Mostly, this is because Stackpole understands not just what story he is telling, but what kind of story he needs to tell. Everybody on earth has read endless stories about Han Solo knock offs, and Luke Skywalker knock offs. They've even read knock offs of Neo from the Matrix. So Stackpole takes the kind of guy who would usually give the heroes one fact they needed while being a sleazeball, and makes him the protagonist even though the person with the real motivation to drive the story is Torako. Torako is a great character herself, and we'll talk about her in depth a different day, but she is also the character you'd expect to be narrating this story: highly talented, highly driven on her quest for revenge and honor, spiritually interested and philosophical. By all means, she is Luke Skywalker in a different life. It would have been easy to introduce things through her eyes, and show us the universe through someone who takes it seriously and sees the beauty in it. This is much more interesting, because we've seen that before. Everyone knows the hero's journey and how it works out, but its a real breath of fresh air to see the heroes journey from the viewpoint of someone who would roll their eyes at the mere thought of it. Starhawk isn't a part of the epic quest to defeat the alien Shi, or save Gongen, or even regain honor, he's just pissed his boss left him to die and wants to kill her right back. Torako, the natural born protagonist, teams up with him, and now we have the obvious direction for our stories to go in.
This is it, it makes sense. We'll follow the adventures of these two, and see the universe from their eyes as they go out and explore it on their quest. Obviously there will be some pit stops along the way, but they've been set up fairly clearly as our point of view into the universe.
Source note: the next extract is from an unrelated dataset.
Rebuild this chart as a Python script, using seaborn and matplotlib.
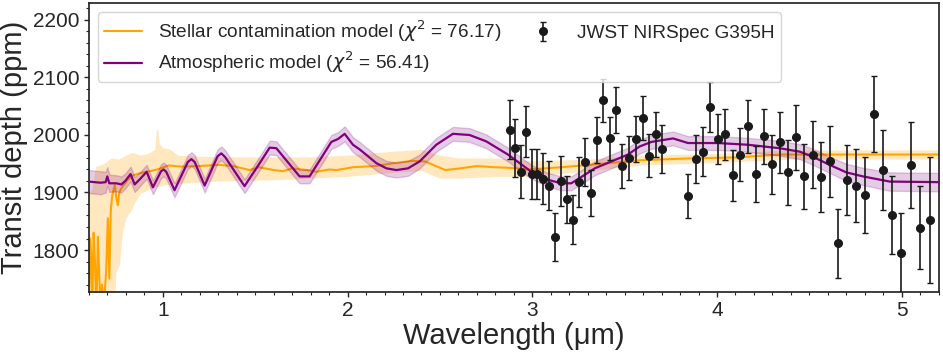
import matplotlib
matplotlib.use("Agg")
import matplotlib.pyplot as plt
from matplotlib.ticker import MultipleLocator
import numpy as np
import seaborn as sns

# ---------------- observed spectrum (JWST NIRSpec G395H) ----------------
wl_obs = [2.877, 2.908, 2.937, 2.968, 2.997, 3.027, 3.060, 3.089, 3.121, 3.154,
          3.186, 3.218, 3.251, 3.283, 3.316, 3.350, 3.385, 3.419, 3.453, 3.488,
          3.524, 3.560, 3.598, 3.632, 3.670, 3.704, 3.845, 3.885, 3.924, 3.964,
          4.004, 4.043, 4.085, 4.127, 4.170, 4.211, 4.253, 4.296, 4.339, 4.384,
          4.428, 4.473, 4.518, 4.563, 4.610, 4.657, 4.704, 4.753, 4.801, 4.849,
          4.897, 4.948, 4.998, 5.049, 5.099, 5.152]
depth_obs = [2009, 1977, 1936, 2006, 1932, 1932, 1924, 1912, 1823, 1920,
             1888, 1853, 1918, 1953, 1899, 1991, 2060, 1994, 2044, 1946,
             1960, 1993, 2030, 1964, 2001, 1976, 1894, 1958, 1971, 2049,
             1993, 2001, 1930, 1966, 2015, 1932, 1998, 1949, 1987, 1935,
             1996, 1928, 1966, 1927, 1954, 1812, 1921, 1912, 1895, 2037,
             1939, 1861, 1794, 1948, 1839, 1852]
err_obs = [51, 50, 46, 45, 44, 43, 44, 43, 42, 43,
           41, 43, 43, 41, 40, 40, 38, 38, 40, 39,
           39, 40, 38, 37, 39, 42, 39, 42, 43, 43,
           44, 44, 44, 46, 46, 48, 48, 51, 53, 57,
           57, 56, 58, 61, 61, 60, 61, 63, 66, 66,
           69, 68, 70, 75, 72, 109]

# ---------------- stellar contamination model ----------------
stellar_wl = [0.600, 0.606, 0.612, 0.618, 0.625, 0.632, 0.640, 0.648, 0.655, 0.662,
              0.670, 0.680, 0.693, 0.702, 0.710, 0.718, 0.726, 0.733, 0.740, 0.748,
              0.756, 0.764, 0.775, 0.790, 0.810, 0.840, 0.880, 0.930, 0.980, 1.030,
              1.100, 1.200, 1.300, 1.380, 1.470, 1.520, 1.600, 1.650, 1.700, 1.780,
              1.830, 1.900, 1.940, 2.030, 2.150, 2.250, 2.350, 2.420, 2.470, 2.530,
              2.610, 2.700, 2.790, 2.870, 2.980, 3.160, 3.340, 3.580, 3.830, 4.100,
              4.350, 4.520, 5.200]
stellar_depth = [1700, 1820, 1790, 1700, 1830, 1780, 1690, 1823, 1760, 1700,
                 1740, 1700, 1765, 1855, 1750, 1870, 1895, 1905, 1913, 1890,
                 1878, 1900, 1907, 1914, 1922, 1930, 1934, 1937, 1941, 1947,
                 1945, 1946, 1948, 1946, 1939, 1944, 1939, 1937, 1942, 1939,
                 1936, 1940, 1939, 1944, 1946, 1951, 1955, 1954, 1947, 1939,
                 1942, 1946, 1944, 1943, 1940, 1944, 1949, 1956, 1959, 1961,
                 1966, 1966, 1966]

stellar_hi_wl = [0.600, 0.615, 0.635, 0.680, 0.720, 0.760, 0.830, 0.880, 0.920, 0.955,
                 0.965, 0.972, 0.980, 1.000, 1.040, 1.080, 1.200, 1.400, 1.600, 1.800,
                 2.000, 2.250, 2.400, 2.500, 2.600, 2.800, 3.000, 3.300, 3.600, 4.000,
                 4.400, 5.200]
stellar_hi = [1900, 1905, 1945, 1950, 1960, 1958, 1970, 1965, 1968, 1975,
              2008, 2012, 1985, 1978, 1975, 1965, 1963, 1962, 1962, 1962,
              1965, 1972, 1975, 1965, 1960, 1960, 1955, 1958, 1965, 1968,
              1974, 1974]
stellar_lo_wl = [0.600, 0.735, 0.745, 0.765, 0.780, 0.800, 0.830, 0.850, 0.880, 0.920,
                 0.960, 1.050, 1.300, 1.600, 1.800, 2.000, 2.250, 2.400, 2.500, 2.600,
                 2.800, 3.000, 3.300, 3.600, 4.000, 4.400, 5.200]
stellar_lo = [1650, 1650, 1760, 1775, 1830, 1856, 1870, 1884, 1899, 1905,
              1910, 1915, 1920, 1922, 1925, 1928, 1935, 1938, 1925, 1925,
              1928, 1928, 1938, 1948, 1952, 1958, 1958]

# ---------------- atmospheric model ----------------
atm_wl = [0.598, 0.663, 0.690, 0.699, 0.710, 0.748, 0.775, 0.796, 0.825, 0.847,
          0.875, 0.912, 0.946, 0.990, 1.004, 1.018, 1.063, 1.135, 1.154, 1.172,
          1.226, 1.296, 1.316, 1.336, 1.442, 1.524, 1.578, 1.614, 1.740, 1.794,
          1.912, 1.948, 1.984, 2.029, 2.065, 2.156, 2.210, 2.264, 2.327, 2.390,
          2.480, 2.570, 2.660, 2.750, 2.868, 2.995, 3.085, 3.157, 3.211, 3.266,
          3.338, 3.428, 3.518, 3.581, 3.645, 3.762, 3.843, 4.005, 4.168, 4.339,
          4.448, 4.520, 4.610, 4.700, 4.790, 4.935, 5.200]
atm_depth = [1919, 1917, 1918, 1928, 1916, 1916, 1914, 1920, 1932, 1914,
             1923, 1936, 1909, 1937, 1940, 1936, 1904, 1953, 1958, 1953,
             1912, 1963, 1968, 1962, 1911, 1951, 1978, 1977, 1928, 1928,
             1988, 1993, 2002, 1983, 1975, 1951, 1942, 1939, 1942, 1954,
             1983, 2002, 2000, 1989, 1966, 1936, 1922, 1916, 1916, 1927,
             1942, 1954, 1966, 1980, 1988, 1994, 1986, 1986, 1983, 1977,
             1971, 1962, 1948, 1935, 1928, 1919, 1918]
atm_err = [20, 20, 18, 16, 15, 14, 14, 13, 13, 13,
           12, 12, 12, 12, 12, 12, 12, 12, 12, 12,
           12, 12, 12, 12, 12, 12, 12, 12, 12, 12,
           12, 12, 13, 13, 13, 13, 13, 13, 13, 12,
           12, 12, 12, 12, 12, 12, 12, 12, 12, 12,
           12, 12, 12, 12, 12, 12, 12, 12, 12, 13,
           13, 14, 14, 15, 15, 16, 16]

label_stellar = r"Stellar contamination model ($\chi^2$ = 76.17)"
label_atm = r"Atmospheric model ($\chi^2$ = 56.41)"
label_obs = "JWST NIRSpec G395H"

sns.set_theme(style="ticks")
plt.rcParams['font.family'] = ['Liberation Sans', 'DejaVu Sans']

fig = plt.figure(figsize=(9.43, 3.54), dpi=100)
ax = fig.add_axes([0.0944, 0.176, 0.901, 0.8147])

# stellar contamination band and line
grid = np.union1d(np.union1d(stellar_hi_wl, stellar_lo_wl), stellar_wl)
ax.fill_between(grid, np.interp(grid, stellar_lo_wl, stellar_lo),
                np.interp(grid, stellar_hi_wl, stellar_hi),
                color='orange', alpha=0.25, lw=0, zorder=1)
sns.lineplot(x=stellar_wl, y=stellar_depth, color='orange', lw=1.5, ax=ax,
             label=label_stellar, zorder=2)

# atmospheric band and line
a = np.array(atm_depth, dtype=float)
e = np.array(atm_err, dtype=float)
ax.fill_between(atm_wl, a - e, a + e, color='purple', alpha=0.2, lw=1, zorder=3)
sns.lineplot(x=atm_wl, y=atm_depth, color='purple', lw=1.6, ax=ax,
             label=label_atm, zorder=4)

# data
ax.errorbar(wl_obs, depth_obs, yerr=err_obs, fmt='o', color='k', ms=5.5,
            ecolor='0.1', elinewidth=1.2, capsize=2, capthick=1,
            label=label_obs, zorder=5)

ax.set_xlim(0.6, 5.2)
ax.set_ylim(1727.5, 2229)
ax.xaxis.set_major_locator(MultipleLocator(1))
ax.xaxis.set_minor_locator(MultipleLocator(0.1))
ax.yaxis.set_major_locator(MultipleLocator(100))
ax.yaxis.set_minor_locator(MultipleLocator(20))
ax.tick_params(axis='both', which='major', labelsize=15, length=3.5, width=1)
ax.tick_params(axis='both', which='minor', length=2, width=0.8)
ax.set_xlabel("Wavelength (μm)", fontsize=21, labelpad=1)
ax.set_ylabel("Transit depth (ppm)", fontsize=21, labelpad=3)
for s in ax.spines.values():
    s.set_visible(True)

ax.legend(loc='upper left', ncol=2, fontsize=13.7, columnspacing=1.2,
          frameon=True, handlelength=2.0, labelspacing=0.3,
          borderaxespad=0.45, borderpad=0.35)

fig.savefig("out.png", dpi=100)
I remember being very excited for the next story, to follow these two on their next adventure. I checked the Decipher website frequently for an update. That we are about to cut away from their adventure is puzzling to say the least. But we'll see them again, even if it isn't timed as well as it could have been for us.
As for this story, it lives on far better than any other story we'll be talking about.
In a matter of life and death, the one who asks the question of mortality is the one to have it answered.